The company developed the Xiao’i voice recognition system used in Lenovo’s smart TV, while the technology has also been implemented by China Mobile and Shanghai’s Human Resources and Social Security Bureau.

The Chinese company wrote to Apple in May this year, asking to settle the dispute without litigation.

Media reported the company sued Apple in a Shanghai court in June, asking for a ruling that the US company had infringed its patent but not requesting compensation.

According to legal analysts in China, the no-compensation tactic likely means Zhi Zhen will ask Apple for an out-of-court payment that could exceed the $US60 million the iPhone maker agreed to pay Taiwanese company Proview this week over the iPad trademark dispute.

Another company, Jiangsu Xuebao Consumer Goods has also sued Apple for trademark infringement.
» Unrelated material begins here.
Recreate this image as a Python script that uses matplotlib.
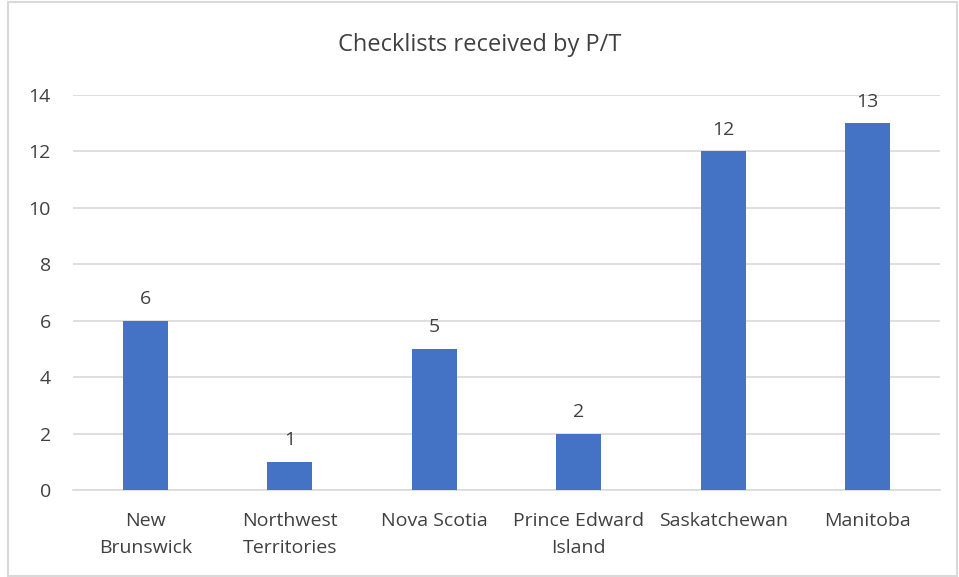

Xuebao means Snow Leopard in Chinese, a name also used for a version of Apple’s MacOS X operating system.

Speaking to the Modern Express newspaper in China, company chairman Tong Yu said Apple had applied for the Snow Leopard trademark in 2008 in the country, but was rejected.

The case is to be heard in a Shanghai court next Tuesday, with the Chinese company seeking a public apology and $US79,000 in compensation.

The vice-chairman and secretary-general of the China Mobile Internet Industry Alliance, Li Yi, said many cases against Apple were brought in hopes of settling the issues outside of court.

Yi pointed to an increasing trend in patent hoarding by Chinese companies in an attempt to profit on the success of other products in the country.